BALTIMORE — Maryland is making a push to get more electric cars on the road. The state is working towards a goal of 300,000 electric vehicles on its roadways by 2025, but currently, there are only around 20,000.
EVs are advertised as economical and better for the environment, so why aren’t more people making the switch?
Lindsay Jones, a Tesla owner, thinks it’s because of range anxiety.
"I think people are kind of afraid. It's a different way to think about fueling your car," said Jones. "They think, 'Oh well, what if I get stuck, there aren't so many places to charge as there are gas stations.'"
According to AAA, in Maryland in 2018, electric vehicle owners placed 231 rescue calls. Of those, nine were for battery-related issues, and one was for fuel delivery.
Jones said if you plan accordingly, you'll be fine. Plus, the savings are hard to beat.
"I got it in July of 2018, and I've spent $20 on a tire rotation – that's it. No oil changes, no changing your brakes," said Jones.
She doesn't miss the mechanic's bills, or stopping at the gas station, however, she does pay more for other parts.
The Economics of Going Electric
Her personal charger cost $500, plus $1,200 for professional installation. A Tesla Model 3, the most affordable model, starts at around $40,000 and costs an additional $10,000 for a long range model that gets you around 310 miles.
Jones was able to offset some of those costs with tax credits reserved for plug-in electric vehicles.

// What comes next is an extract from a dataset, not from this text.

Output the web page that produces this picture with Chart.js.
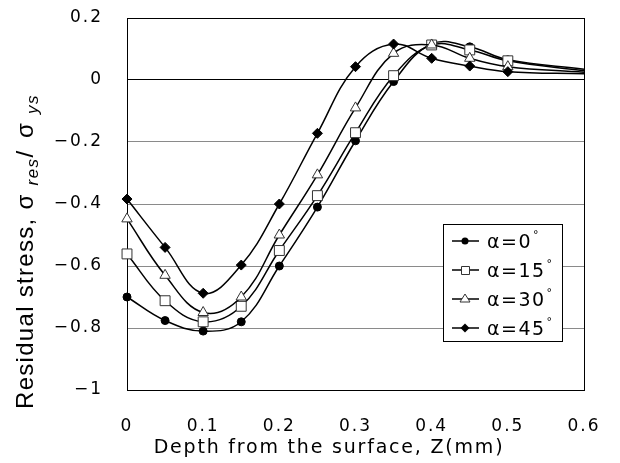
<!DOCTYPE html>
<html>
<head>
<meta charset="utf-8">
<script src="https://cdn.jsdelivr.net/npm/chart.js@4.4.1/dist/chart.umd.min.js"></script>
<style>
html, body { margin: 0; padding: 0; background: #fff; }
</style>
</head>
<body>
<canvas id="chart" width="620" height="463"></canvas>
<script>
// depth (mm) and normalised residual stress
const depth   = [0, 0.05, 0.1, 0.15, 0.2, 0.25, 0.3, 0.35, 0.4, 0.45, 0.5, 0.6];
const alpha0  = [-0.70, -0.776, -0.81, -0.78, -0.60, -0.41, -0.196, -0.005, 0.116, 0.107, 0.065, 0.035];
const alpha15 = [-0.561, -0.712, -0.78, -0.73, -0.55, -0.373, -0.17, 0.014, 0.113, 0.097, 0.062, 0.03];
const alpha30 = [-0.448, -0.63, -0.75, -0.70, -0.50, -0.306, -0.09, 0.086, 0.113, 0.07, 0.043, 0.025];
const alpha45 = [-0.384, -0.54, -0.688, -0.597, -0.40, -0.172, 0.043, 0.116, 0.07, 0.045, 0.027, 0.02];
const seriesNames = ["α=0", "α=15", "α=30", "α=45"];
const xTicks = [0, 0.1, 0.2, 0.3, 0.4, 0.5, 0.6];
const yTicks = [0.2, 0, -0.2, -0.4, -0.6, -0.8, -1];

const tickFont = "DejaVu Sans";

function pts(vals) {
    return vals.map((v, i) => ({ x: depth[i], y: v }));
}
// no marker on the last (tail) point
const radii = (r) => depth.map((d, i) => i === depth.length - 1 ? 0 : r);

const styles = [
    { pointStyle: "circle", r: 4, fill: "#000" },
    { pointStyle: "rect", r: 7, fill: "#fff" },
    { pointStyle: "triangle", r: 6, fill: "#fff" },
    { pointStyle: "rectRot", r: 5, fill: "#000" }
];
const allSeries = [alpha0, alpha15, alpha30, alpha45];

let data = {
    datasets: allSeries.map((s, k) => ({
        label: seriesNames[k],
        data: pts(s),
        borderColor: "#000",
        borderWidth: 1.5,
        backgroundColor: styles[k].fill,
        pointStyle: styles[k].pointStyle,
        pointRadius: radii(styles[k].r),
        pointBackgroundColor: styles[k].fill,
        pointBorderColor: k === 0 || k === 3 ? "#000" : "#333",
        pointBorderWidth: 1,
        tension: 0.4,
        clip: false
    })).reverse()
};

/* letter spacing for library-drawn ticks */
const spacing = {
    id: "spacing",
    beforeDraw(chart) { chart.ctx.letterSpacing = "2px"; },
    afterDraw(chart) { chart.ctx.letterSpacing = "0px"; }
};

/* frame round the plot area */
const frame = {
    id: "frame",
    beforeDatasetsDraw(chart) {
        const a = chart.chartArea, ctx = chart.ctx;
        ctx.save();
        ctx.strokeStyle = "#000";
        ctx.lineWidth = 1;
        ctx.strokeRect(Math.round(a.left) + 0.5, Math.round(a.top) + 0.5,
            Math.round(a.right - a.left), Math.round(a.bottom - a.top));
        ctx.restore();
    }
};

/* axis titles with subscripts, and the legend box */
const extras = {
    id: "extras",
    afterDraw(chart) {
        const ctx = chart.ctx;
        ctx.save();
        ctx.fillStyle = "#000";
        ctx.textBaseline = "alphabetic";

        // x title
        ctx.letterSpacing = "1.8px";
        ctx.font = "19px 'DejaVu Sans'";
        ctx.textAlign = "center";
        ctx.fillText("Depth from the surface, Z(mm)", 329, 453);

        // y title
        ctx.textAlign = "left";
        ctx.save();
        ctx.translate(33, 409);
        ctx.rotate(-Math.PI / 2);
        const segs = [
            { t: "Residual stress, ", f: "24px 'Liberation Sans'", dy: 0, w: 0, ls: "1.3px" },
            { t: "σ", f: "24px 'Liberation Sans'", dy: 0, w: 24, ls: "0px" },
            { t: "res", f: "italic 17px 'Liberation Sans'", dy: 5, w: 0, ls: "1.5px" },
            { t: "/ ", f: "24px 'Liberation Sans'", dy: 0, w: 0, ls: "3px" },
            { t: "σ", f: "24px 'Liberation Sans'", dy: 0, w: 24, ls: "0px" },
            { t: "ys", f: "italic 17px 'Liberation Sans'", dy: 5, w: 0, ls: "1.5px" }
        ];
        let pos = 0;
        for (const s of segs) {
            ctx.font = s.f;
            ctx.letterSpacing = s.ls;
            ctx.fillText(s.t, pos, s.dy);
            pos += Math.max(ctx.measureText(s.t).width, s.w);
        }
        ctx.restore();

        // legend
        const L = 443, T = 224, R = 562, B = 341;
        ctx.letterSpacing = "0px";
        ctx.fillStyle = "#fff";
        ctx.fillRect(L, T, R - L, B - T);
        ctx.strokeStyle = "#000";
        ctx.lineWidth = 1;
        ctx.strokeRect(L + 0.5, T + 0.5, R - L, B - T);
        const rows = [241, 270, 299, 328];
        for (let k = 0; k < 4; k++) {
            const y = rows[k];
            ctx.strokeStyle = "#000";
            ctx.lineWidth = 1.5;
            ctx.beginPath();
            ctx.moveTo(452, y);
            ctx.lineTo(479, y);
            ctx.stroke();
            ctx.lineWidth = 1;
            ctx.beginPath();
            if (k === 0) {
                ctx.arc(465, y, 3.5, 0, Math.PI * 2);
                ctx.fillStyle = "#000";
                ctx.fill();
            } else if (k === 1) {
                ctx.rect(461.5, y - 3.5, 8, 8);
                ctx.fillStyle = "#fff";
                ctx.fill();
                ctx.strokeStyle = "#333";
                ctx.stroke();
            } else if (k === 2) {
                ctx.moveTo(465, y - 5);
                ctx.lineTo(470, y + 3);
                ctx.lineTo(460, y + 3);
                ctx.closePath();
                ctx.fillStyle = "#fff";
                ctx.fill();
                ctx.strokeStyle = "#333";
                ctx.stroke();
            } else {
                ctx.moveTo(465, y - 4.5);
                ctx.lineTo(469.5, y);
                ctx.lineTo(465, y + 4.5);
                ctx.lineTo(460.5, y);
                ctx.closePath();
                ctx.fillStyle = "#000";
                ctx.fill();
            }
            ctx.fillStyle = "#000";
            ctx.letterSpacing = "1.5px";
            ctx.font = "19px 'DejaVu Sans'";
            ctx.fillText(seriesNames[k], 487, y + 7);
            const w = ctx.measureText(seriesNames[k]).width;
            ctx.font = "11px 'DejaVu Sans'";
            ctx.fillText("°", 487 + w + 1, y - 3);
        }
        ctx.restore();
    }
};

// ticks.padding also pads the plot area in Chart.js 4, so the label gap
// comes from an invisible tick mark instead
const config = {
    type: "line",
    data: data,
    options: {
        responsive: false,
        animation: false,
        layout: { autoPadding: false, padding: { top: 18, right: 36, left: 0, bottom: 0 } },
        plugins: { legend: { display: false }, tooltip: { enabled: false } },
        scales: {
            x: {
                type: "linear",
                min: 0,
                max: 0.6,
                afterBuildTicks: (s) => { s.ticks = xTicks.map(v => ({ value: v })); },
                afterFit: (s) => { s.height = 73; },
                ticks: {
                    color: "#000",
                    padding: 0,
                    maxRotation: 0,
                    autoSkip: false,
                    font: { family: tickFont, size: 17 },
                    callback: (v) => v === 0 ? "0" : v.toFixed(1)
                },
                grid: {
                    color: "rgba(0,0,0,0)",
                    drawOnChartArea: false,
                    drawTicks: true,
                    tickLength: 26,
                    tickColor: "rgba(0,0,0,0)"
                },
                border: { display: true, color: "#000", width: 1 }
            },
            y: {
                min: -1,
                max: 0.2,
                afterBuildTicks: (s) => { s.ticks = yTicks.map(v => ({ value: v })); },
                afterFit: (s) => { s.width = 127; },
                ticks: {
                    color: "#000",
                    padding: 0,
                    autoSkip: false,
                    font: { family: tickFont, size: 17 },
                    callback: (v) => {
                        const r = Math.round(v * 10) / 10;
                        if (r === 0) return "0";
                        if (r === -1) return "\u22121";
                        return (r < 0 ? "\u2212" : "") + Math.abs(r).toFixed(1);
                    }
                },
                grid: {
                    drawTicks: true,
                    tickLength: 24,
                    tickColor: "rgba(0,0,0,0)",
                    color: (c) => c.tick && Math.abs(c.tick.value) < 1e-9 ? "#000" : "#8a8a8a",
                    lineWidth: 1
                },
                border: { display: true, color: "#000", width: 1 }
            }
        }
    },
    plugins: [spacing, frame, extras]
};

window.onload = (function () {
    const chart = new Chart(document.getElementById("chart"), config);
});
</script>
</body>
</html>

The federal government offers a tax credit of $2,500 up to $7,500 per new EV. Jones received $7,500 and an excise tax credit from Maryland for $3,000. In addition, Maryland’s EVSE Rebate Program offers 40% of purchase and installation price, up to $700 for residential installations. Jones received $700. And, starting this month, BGE is offering another $300 rebate toward a qualified Level 2 smart charger.
"It's an investment in the home; it's going to become something that's a marketing piece in the future," said Kristy Fleischmann Groncki, manager of strategic programs for BGE.
BGE also recently launched an educational campaign showing drivers how much more they spend on gas. Consumers can put in their car's make and model and compare the costs and mileage per gallon. For example, a 2006 Jeep Liberty would get around 17 miles per gallon, whereas a 2019 Tesla Model 3 would get a range of 116 miles for the same amount of $2.95. To see your savings potential, click here.
BGE also plans to install 500 chargers to make charging stations more publicly available.
Downsides of making the switch
There are still some bumps. EV drivers need the right charger adapter for public charging stations and to plan road trips around charger locations. Also, Jones seems to have bought her EV at the right time. The federal tax credit reduces once the manufacturer sells 200,000 qualified vehicles. The tax credit is now around $1,875 for the Model 3, then goes away on January 1, 2020. And funding for the Maryland excise tax credit for Fiscal Year 2020 has been depleted. According to the Maryland Department of Transportation Motor Vehicle Administration's website, no funding has been authorized for Fiscal Year 2021 yet.
As far as costs to your electric bill, Jones said she's seen an increase of around $20 per month, but that can vary based on her mileage and other electric use. And because Maryland has energy choice, she uses a renewable energy company as her electric supplier.